Our Milestones for the next 6 months

Posted on Mar 5, 2021

This was part of a our first status post, but i think it makes sense to have it separate.

We are planning the following milestones:

1. wrap the cli thing in a flask service

Since we started out on a preexisting cli prototype, which just fetches search results from several hosting backends, our first milestone is about extending that thing to be a flask webservice.

We want it to be able te run search queries to several backends: gitlab, gitea, github, bitbucket, maybe sourcehut - and whatever we encounter on our way. :)
Also, we need a first frontend version, which i am sure we will tweak all the time. We need to figure out some sorting algorithm, which orders, and maybe filters these search results in some sane way. Thats also a thing we could improve over time.
We need a basic project setup; a nice dev environment, test cases, versioning system, and so on.

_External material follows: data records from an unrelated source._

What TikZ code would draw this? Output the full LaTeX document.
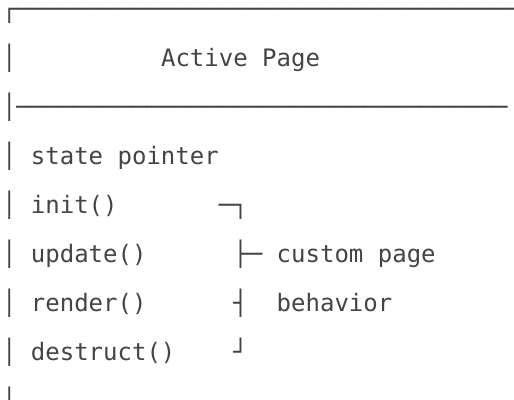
\documentclass[tikz,border=0pt]{standalone}
\usepackage{fontspec}
\setmonofont{DejaVu Sans Mono}
\usepackage{xcolor}
\usepackage{tikz}
\usetikzlibrary{positioning}
\definecolor{inkgray}{HTML}{444444}
\tikzset{ascii/.style={anchor=base west, inner sep=0pt, text=inkgray,
  font=\ttfamily\fontsize{24}{24}\selectfont}}

\begin{document}
\begin{tikzpicture}[x=14.46pt,y=-49pt]
\useasboundingbox (0pt,0pt) rectangle (514pt,-399pt);
\begin{scope}[xshift=1.8pt,yshift=-17.3pt]
% frame of the page box
\node[ascii] (top) at (0,0) {┌───────────────────────────────────};
\node[ascii] (bar1) at (0,1) {│};
\node[ascii] (title) at (11,1) {Active Page};
\node[ascii] (rule) at (0,2) {│──────────────────────────────────};
% members
\foreach \r/\txt [count=\i] in {3/state pointer, 4/init(), 5/update(), 6/render(), 7/destruct()} {
  \node[ascii] (bar\r) at (0,\r) {│};
  \node[ascii] (m\i) at (2,\r) {\txt};
}
\node[ascii] (bar8) at (0,8) {│};
% brace round the callbacks
\node[ascii] (b1) at (15,4) {─┐};
\node[ascii] (b2) at (16,5) {├─};
\node[ascii] (b3) at (16,6) {┤};
\node[ascii] (b4) at (16,7) {┘};
\node[ascii] (note1) at (19,5) {custom page};
\node[ascii] (note2) at (19,6) {behavior};
\end{scope}
\end{tikzpicture}
\end{document}
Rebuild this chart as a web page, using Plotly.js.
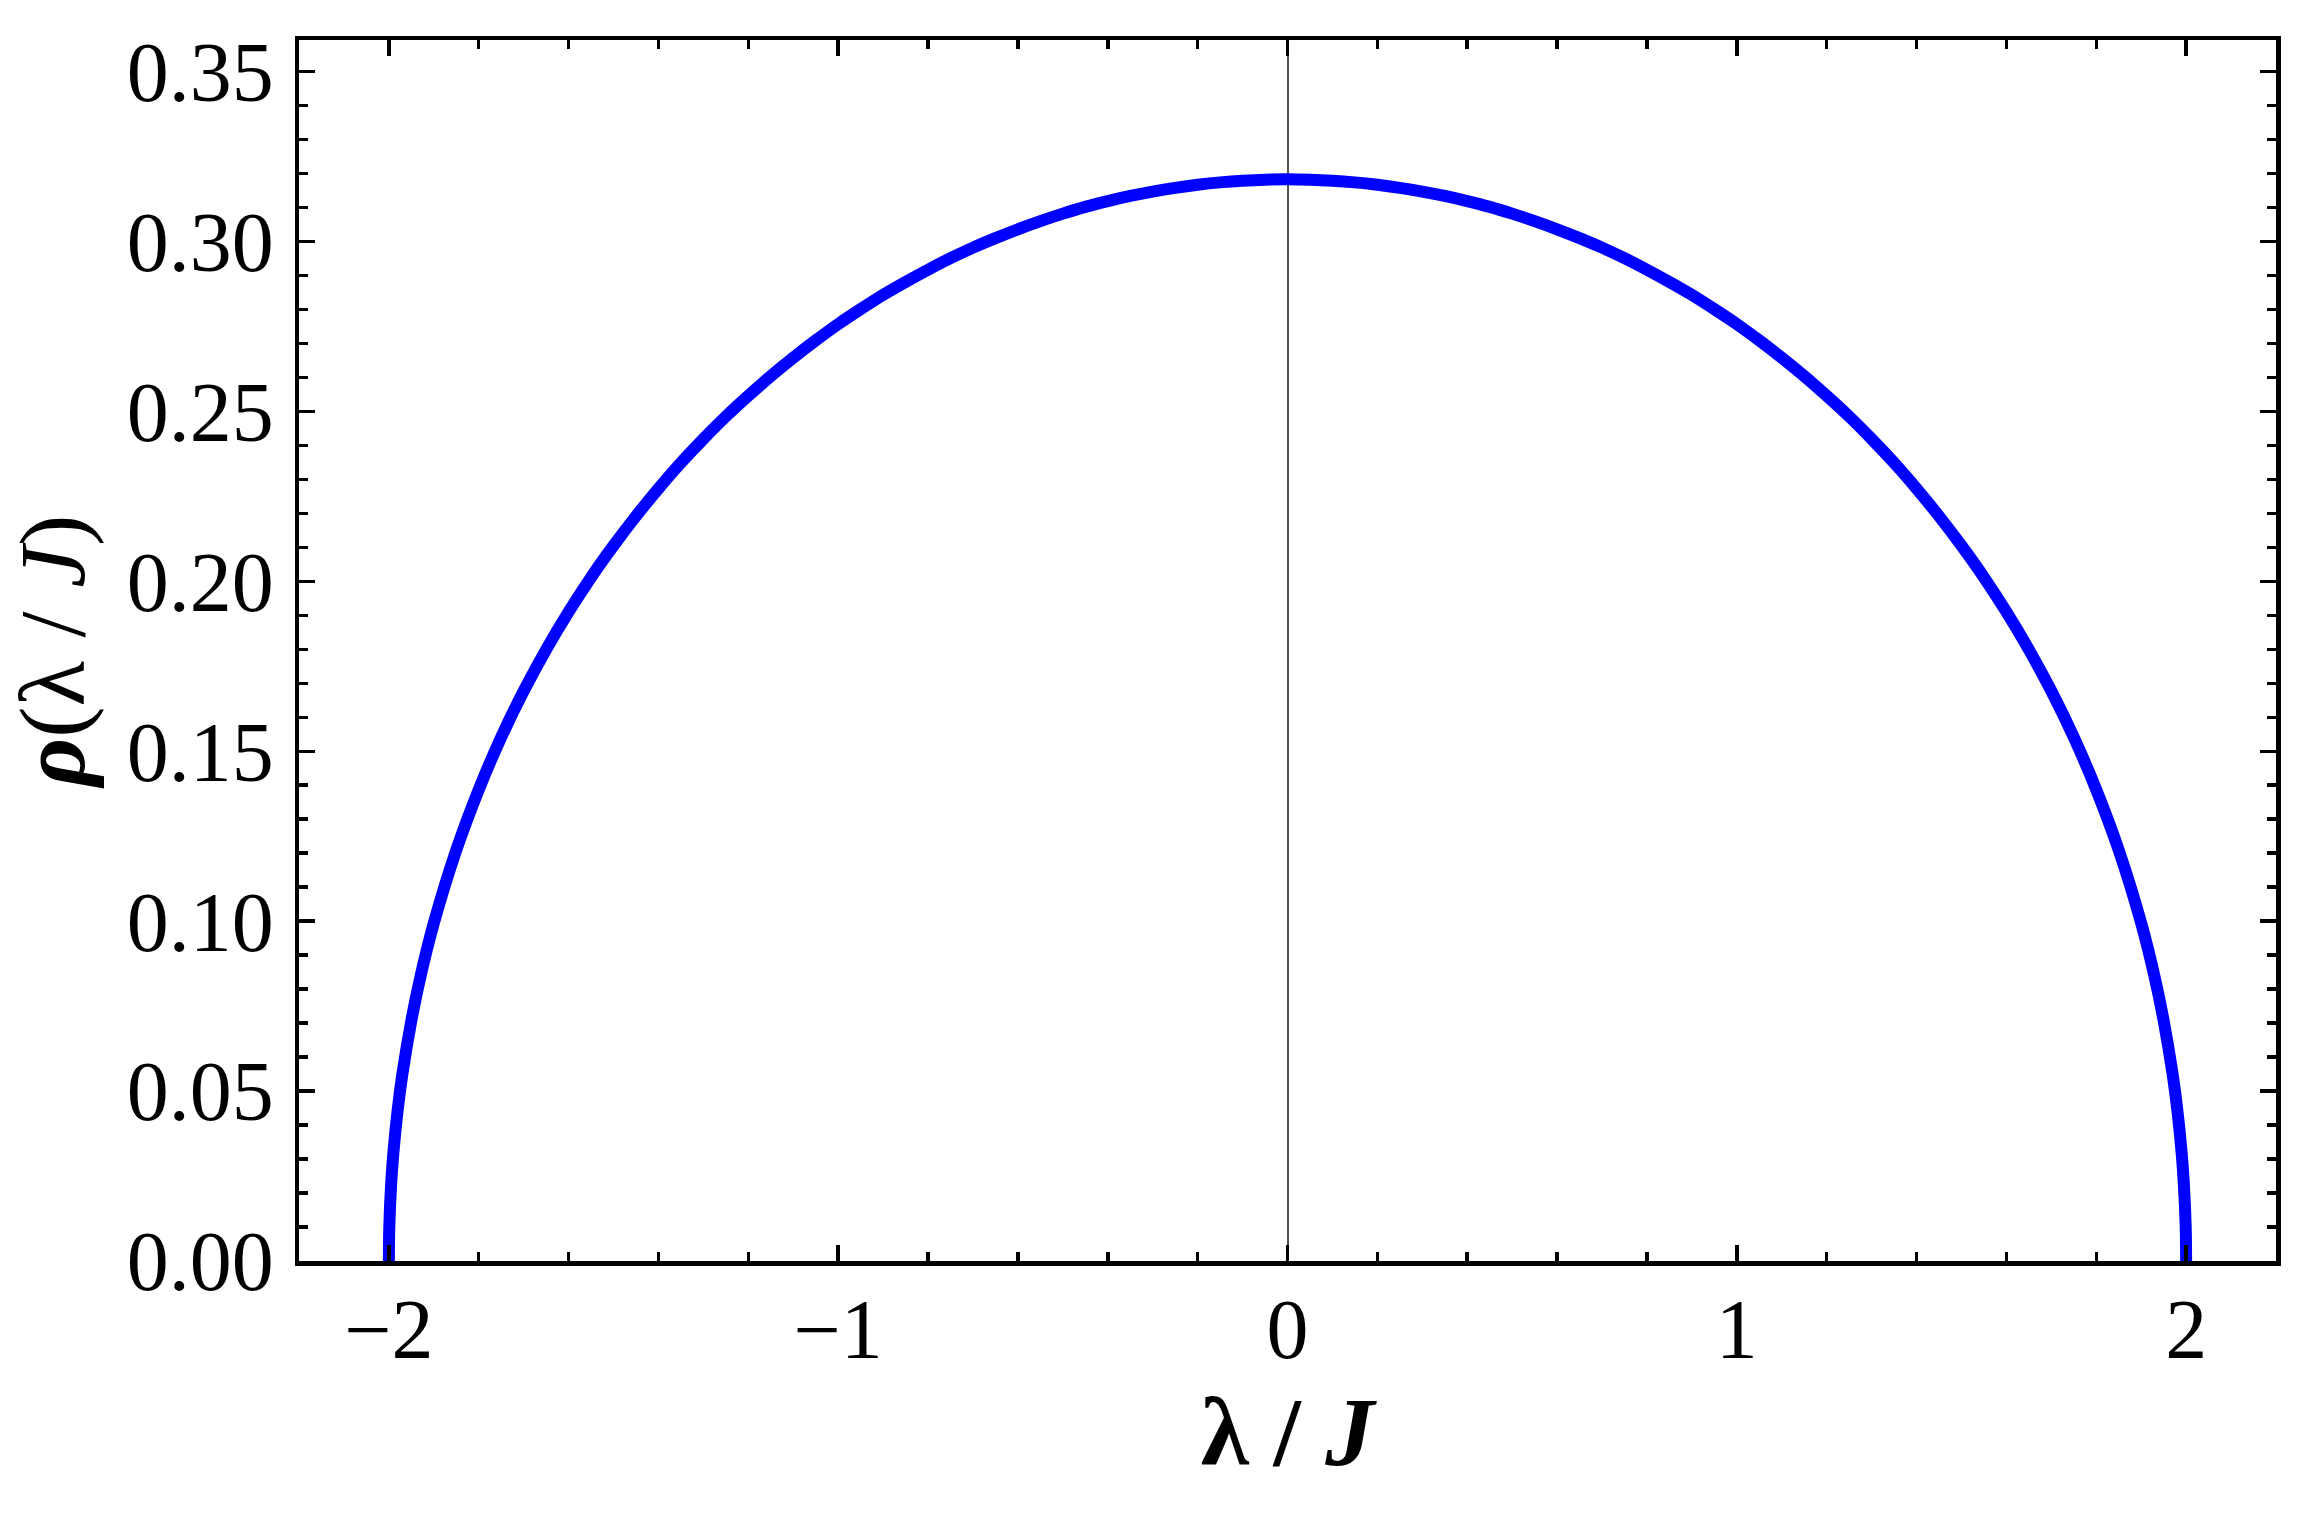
<!DOCTYPE html>
<html>
<head>
<meta charset="utf-8">
<script src="https://cdn.plot.ly/plotly-3.0.1.min.js"></script>
<style>html,body{margin:0;padding:0;background:#fff;}#chart{width:2320px;height:1516px;}</style>
</head>
<body>
<div id="chart"></div>
<script>
// Values (density vs lambda/J)
const lambdaJ = [-2.0, -1.999, -1.995, -1.99, -1.98, -1.97, -1.95, -1.93, -1.9, -1.85, -1.8, -1.75, -1.7, -1.65, -1.6, -1.55, -1.5, -1.45, -1.4, -1.35, -1.3, -1.25, -1.2, -1.15, -1.1, -1.05, -1.0, -0.95, -0.9, -0.85, -0.8, -0.75, -0.7, -0.65, -0.6, -0.55, -0.5, -0.45, -0.4, -0.35, -0.3, -0.25, -0.2, -0.15, -0.1, -0.05, 0.0,
  0.05, 0.1, 0.15, 0.2, 0.25, 0.3, 0.35, 0.4, 0.45, 0.5, 0.55, 0.6, 0.65, 0.7, 0.75, 0.8, 0.85, 0.9, 0.95, 1.0, 1.05, 1.1, 1.15, 1.2, 1.25, 1.3, 1.35, 1.4, 1.45, 1.5, 1.55, 1.6, 1.65, 1.7, 1.75, 1.8, 1.85, 1.9, 1.93, 1.95, 1.97, 1.98, 1.99, 1.995, 1.999, 2.0];
const rho = [0.0, 0.0101, 0.0225, 0.0318, 0.0449, 0.0549, 0.0707, 0.0835, 0.0994, 0.1209, 0.1387, 0.1541, 0.1677, 0.1799, 0.1910, 0.2012, 0.2105, 0.2192, 0.2273, 0.2349, 0.2419, 0.2485, 0.2546, 0.2604, 0.2658, 0.2709, 0.2757, 0.2801, 0.2843, 0.2881, 0.2917, 0.2951, 0.2982, 0.3010, 0.3036, 0.3060, 0.3082, 0.3102, 0.3119, 0.3134, 0.3147, 0.3158, 0.3167, 0.3174, 0.3179, 0.3182, 0.3183,
  0.3182, 0.3179, 0.3174, 0.3167, 0.3158, 0.3147, 0.3134, 0.3119, 0.3102, 0.3082, 0.3060, 0.3036, 0.3010, 0.2982, 0.2951, 0.2917, 0.2881, 0.2843, 0.2801, 0.2757, 0.2709, 0.2658, 0.2604, 0.2546, 0.2485, 0.2419, 0.2349, 0.2273, 0.2192, 0.2105, 0.2012, 0.1910, 0.1799, 0.1677, 0.1541, 0.1387, 0.1209, 0.0994, 0.0835, 0.0707, 0.0549, 0.0449, 0.0318, 0.0225, 0.0101, 0.0];

const xTickVals = [-2, -1, 0, 1, 2];
const yTickVals = [0.00, 0.05, 0.10, 0.15, 0.20, 0.25, 0.30, 0.35];
const yTickText = ['0.00', '0.05', '0.10', '0.15', '0.20', '0.25', '0.30', '0.35'];
const xTitle = '<b>λ / <i>J</i></b>';
const yTitle = '<b><i>ρ</i></b>(λ / <i>J</i>)';

const FONT = 'Liberation Serif, Times New Roman, serif';

const trace = {
  x: lambdaJ, y: rho, type: 'scatter', mode: 'lines',
  line: {color: '#0000ff', width: 12, shape: 'spline', smoothing: 0.8},
  hoverinfo: 'skip', showlegend: false
};

const axisCommon = {
  showgrid: false,
  showline: true, linecolor: '#000', linewidth: 4.5,
  mirror: 'allticks',
  ticks: 'inside', ticklen: 16, tickwidth: 3.5, tickcolor: '#000',
  tickfont: {family: FONT, size: 84, color: '#000'},
  fixedrange: true
};

const layout = {
  width: 2320, height: 1516,
  margin: {l: 299, r: 44, t: 40, b: 255, pad: 0},
  paper_bgcolor: '#fff', plot_bgcolor: '#fff',
  font: {family: FONT, color: '#000'},
  xaxis: Object.assign({}, axisCommon, {
    range: [-2.2, 2.2],
    tickmode: 'array', tickvals: xTickVals,
    minor: {dtick: 0.2, tick0: 0, ticks: 'inside', ticklen: 9, tickwidth: 3.5, tickcolor: '#000', showgrid: false},
    zeroline: true, zerolinecolor: '#555', zerolinewidth: 2,
    ticklabelstandoff: -8,
    title: {text: xTitle, font: {family: FONT, size: 98, color: '#000'}, standoff: 22}
  }),
  yaxis: Object.assign({}, axisCommon, {
    range: [0, 0.3593],
    tickmode: 'array', tickvals: yTickVals, ticktext: yTickText,
    minor: {dtick: 0.01, tick0: 0, ticks: 'inside', ticklen: 9, tickwidth: 3.5, tickcolor: '#000', showgrid: false},
    zeroline: false,
    ticklabelstandoff: 4,
    title: {text: yTitle, font: {family: FONT, size: 94, color: '#000'}, standoff: 14}
  })
};

Plotly.newPlot('chart', [trace], layout, {displayModeBar: false, staticPlot: true});
</script>
</body>
</html>
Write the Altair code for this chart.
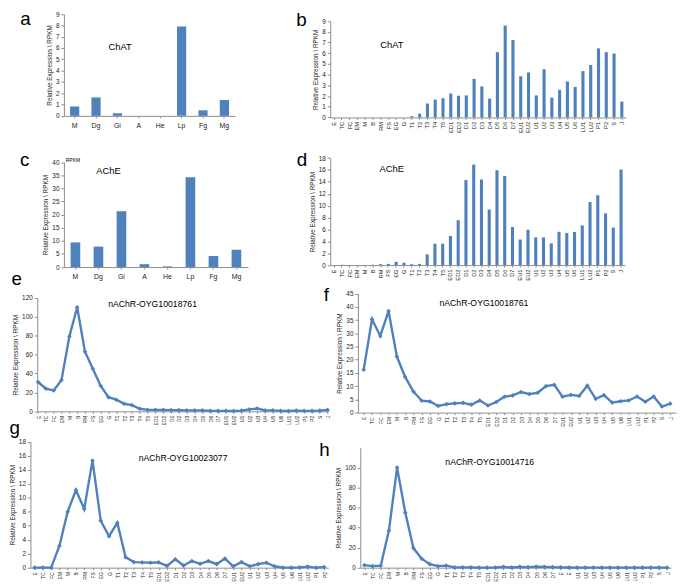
import altair as alt
import pandas as pd

# ---------------- data ----------------
tissues = ["M", "Dg", "Gi", "A", "He", "Lp", "Fg", "Mg"]
stages = ["E", "TC", "FC", "EM", "M", "B", "RM", "FS", "EG", "G",
          "T1", "T2", "T3", "T4", "T5", "ED1", "ED2",
          "D1", "D2", "D3", "D4", "D5", "D6", "D7",
          "EU1", "EU2", "U1", "U2", "U3", "U4", "U5", "U6",
          "LU1", "LU2", "P1", "P2", "S", "J"]
stages_g = stages[:36]

chat_tissue = [0.83, 1.63, 0.23, 0, 0, 7.9, 0.49, 1.4]
ache_tissue = [9.4, 7.8, 21.3, 1.1, 0.25, 34.3, 4.2, 6.6]
chat_stage = [0, 0, 0, 0, 0, 0, 0, 0, 0, 0,
              0.12, 0.36, 1.3, 1.67, 1.79, 2.24, 2.03,
              2.06, 3.6, 2.9, 1.76, 6.1, 8.58, 7.24,
              3.85, 4.2, 2.06, 4.5, 1.85, 2.58, 3.36, 2.85,
              4.33, 4.9, 6.45, 6.1, 5.97, 1.48]
ache_stage = [0, 0.05, 0, 0, 0, 0.05, 0.15, 0.2, 0.55, 0.4,
              0.15, 0.2, 1.8, 3.6, 3.6, 4.9, 7.55,
              14.3, 16.9, 14.4, 9.35, 15.95, 15.0, 6.4,
              4.3, 5.95, 4.65, 4.65, 3.66, 5.6, 5.4, 5.57,
              6.67, 10.6, 11.75, 8.7, 6.3, 16.07]
nachr_e = [31, 24, 22, 33, 79, 110, 63, 45, 27, 15,
           12.3, 8, 6.5, 2.7, 1.5, 1.5, 1.5,
           1.3, 1.3, 1, 1, 1, 0.5, 0.5,
           0.5, 0.3, 0.8, 2, 3, 1, 1, 0.5,
           0.3, 0.8, 0.5, 0.5, 0.8, 1.5]
nachr_f = [16.2, 35.3, 29, 38.4, 21.2, 13.5, 8, 4.5, 4.2, 2.5,
           3.2, 3.5, 3.7, 3.0, 4.6, 2.7, 4.0,
           6.0, 6.5, 7.8, 7.0, 7.5, 10.0, 10.5,
           6.0, 6.7, 6.3, 10.2, 5.2, 6.6, 3.8, 4.3,
           4.6, 6.1, 4.1, 6.1, 2.3, 3.4]
nachr_g = [0, 0, 0, 3.1, 8, 11.1, 8.4, 15.3, 6.7, 4.5,
           6.4, 1.5, 0.8, 0.75, 0.7, 0.75, 0.25,
           1.2, 0.3, 0.95, 0.55, 0.95, 0.5, 1.3,
           0.2, 0.8, 0.2, 0.5, 0.7, 0.2, 0.0, 0.0,
           0.05, 0.15, 0.0, 0.1]
nachr_h = [2.5, 1.5, 2, 37, 100, 55, 19.5, 9, 3.5, 1.5,
           2, 0.3, 0.3, 0.3, 0, 0, 0.2,
           0.8, 0.2, 0.8, 0.5, 1.0, 0.8, 0.6,
           0.3, 0.2, 0.1, 0.1, 0.1, 0.1, 0.1, 0.1,
           0.1, 0.1, 0.1, 0.1, 0.1, 0.1]

YTITLE = "Relative Expression \\ RPKM"
BLUE = "#4F81BD"
FONT = "Liberation Sans"

# ---------------- layout helpers ----------------
W, H = 677, 578


def X(p):
    return round(p * W / 685.0, 1)


def Y(p):
    return round(p * H / 587.0, 1)


def yaxis(x0, values, label_size=6.5):
    return alt.Axis(orient="left", offset=-X(x0), values=values, title=YTITLE,
                    titleFontSize=6.5, titlePadding=3, labelFontSize=label_size,
                    labelPadding=2, tickSize=3, grid=False)


def bar_panel(cats, vals, x0, x1, y0, y1, dom, ticks, pin, rotated):
    df = pd.DataFrame({"cat": cats, "val": vals})
    if rotated:
        xax = alt.Axis(orient="bottom", offset=Y(y0) - H, title=None, labelAngle=-90,
                       labelFontSize=5.8, labelPadding=2, tickSize=2,
                       labelOverlap=False, grid=False)
    else:
        xax = alt.Axis(orient="bottom", offset=Y(y0) - H, title=None, labelAngle=0,
                       labelFontSize=7, labelPadding=4, tickSize=2,
                       labelOverlap=False, grid=False)
    return alt.Chart(df).mark_bar(color=BLUE).encode(
        x=alt.X("cat:N", sort=cats,
                scale=alt.Scale(type="band", range=[X(x0), X(x1)],
                                paddingInner=pin, paddingOuter=pin / 2),
                axis=xax),
        y=alt.Y("val:Q",
                scale=alt.Scale(domain=dom, range=[Y(y0), Y(y1)], nice=False, zero=True),
                axis=yaxis(x0, ticks)),
    )


def line_panel(cats, vals, x0, x1, pad, y0, y1, ax_x, dom, ticks, label_expr=None):
    df = pd.DataFrame({"cat": cats, "val": vals})
    kw = dict(orient="bottom", offset=Y(y0) - H, title=None, labelAngle=-90,
              labelFontSize=5, labelPadding=2, tickSize=2,
              labelOverlap=False, grid=False)
    if label_expr:
        kw["labelExpr"] = label_expr
    return alt.Chart(df).mark_line(
        color=BLUE, strokeWidth=2.4,
        point=alt.OverlayMarkDef(shape="diamond", size=22, filled=True, color=BLUE),
    ).encode(
        x=alt.X("cat:N", sort=cats,
                scale=alt.Scale(type="point", range=[X(x0), X(x1)], padding=pad),
                axis=alt.Axis(**kw)),
        y=alt.Y("val:Q",
                scale=alt.Scale(domain=dom, range=[Y(y0), Y(y1)], nice=False, zero=True),
                axis=yaxis(ax_x, ticks)),
    )


def txt(s, cx, cy, size, baseline="middle"):
    return alt.Chart(alt.Data(values=[{}])).mark_text(
        text=s, fontSize=size, font=FONT, align="center", baseline=baseline, color="black"
    ).encode(x=alt.value(X(cx)), y=alt.value(Y(cy)))


layers = [
    bar_panel(tissues, chat_tissue, 57.3, 232.5, 107.3, 2.7, [0, 9], list(range(0, 10)), 0.57, False),
    bar_panel(stages, chat_stage, 330, 632.5, 109, 10, [0, 9], list(range(0, 10)), 0.6, True),
    bar_panel(tissues, ache_tissue, 57.3, 245.7, 262.7, 155, [0, 40], list(range(0, 41, 5)), 0.58, False),
    bar_panel(stages, ache_stage, 330, 631.7, 260.7, 150.7, [0, 18], list(range(0, 19, 2)), 0.6, True),
    line_panel(stages, nachr_e, 30, 328, 0.1, 411, 294.3, 30, [0, 120], list(range(0, 121, 20))),
    line_panel(stages, nachr_f, 358.3, 684, 0.7, 412.3, 290, 358.3, [0, 45], list(range(0, 46, 5))),
    line_panel(stages_g, nachr_g, 23, 328, 0.5, 571.7, 442.3, 23, [0, 18], list(range(0, 19, 2))),
    line_panel(stages, nachr_h, 360.7, 679, 0.5, 571.7, 448.3, 360.7, [0, 120], list(range(0, 101, 20)),
               label_expr="(datum.label == 'EU1' || datum.label == 'EU2') ? 'E' : datum.label"),
    # panel titles
    txt("ChAT", 114.7, 37, 9.5),
    txt("ChAT", 393, 34.5, 9.5),
    txt("AChE", 103, 164, 9.5),
    txt("RPKM", 66.5, 152.5, 5),
    txt("AChE", 393, 161.7, 9.5),
    txt("nAChR-OYG10018761", 148, 300.5, 8.8),
    txt("nAChR-OYG10018761", 487.3, 299.5, 8.8),
    txt("nAChR-OYG10023077", 179.3, 459.3, 8.8),
    txt("nAChR-OYG10014716", 493.3, 463.3, 8.8),
    # panel letters
    txt("a", 18, 13.5, 19, "alphabetic"),
    txt("b", 300.5, 15, 19, "alphabetic"),
    txt("c", 17, 158.5, 19, "alphabetic"),
    txt("d", 301, 159, 19, "alphabetic"),
    txt("e", 9, 281, 19, "alphabetic"),
    txt("f", 326, 298, 19, "alphabetic"),
    txt("g", 7, 434, 19, "alphabetic"),
    txt("h", 324, 457, 19, "alphabetic"),
]

chart = alt.layer(*layers).resolve_scale(
    x="independent", y="independent"
).resolve_axis(
    x="independent", y="independent"
).properties(
    width=W, height=H, padding=0,
    autosize=alt.AutoSizeParams(type="none"),
).configure_view(
    stroke=None
).configure_axis(
    domainColor="#8c8c8c", tickColor="#8c8c8c", labelColor="#222222",
    titleColor="#222222", titleFontWeight="normal", labelFont=FONT, titleFont=FONT,
    domainWidth=1,
)

chart.save("out.html", embed_options={"renderer": "svg", "actions": False})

TL;DR: basically, its the essential stuff to make a first working version.

The plan is to have this set up by the end of the month.

2. set up documentation

The second milestone is about making good documentation for the project. People should be able to run their own instance of HubGrep if they want to, and also be able to at least find their way to make their own changes to the souce code - or to write us issue tickets. :)

3. crawlers

We dont want this project to just a search proxy, when its done.
We want our own search index, and to have this, we need crawlers for all the different APIs, and a backend, collecting the results.

After this milestone we will have a database containing metainformation of all kinds of hosting backends, which we want to offer for download (maybe others have nice ideas what to do with it), and which is the base to generate an index for our own search engine.

We expect this (and the next) milestone to take the largest part of our time, so we try to get to this point as early as possible.

4. integrate collected stuff

Right now we have no idea how large the resulting dataset will be. But when we are at this point, we need to figure out a way to make it full-text searchable.

This is a research task for us, in large parts. Since we want this service to be usable without having hundrets of gigabytes of ram, its a possibility that we end up with a mix of searching our own database for all the smaller instances, and using the “old” search proxy backend for big instances like Github or BitBucket - but we will figure that out when we are there.

Goal of this milestone is having our own search index integrated in HubGrep.

5. (nice to have)

This is not a real milestone. We will probably have a lot of feature ideas on our way: this is to collect whatever comes to mind but is beyond scope :)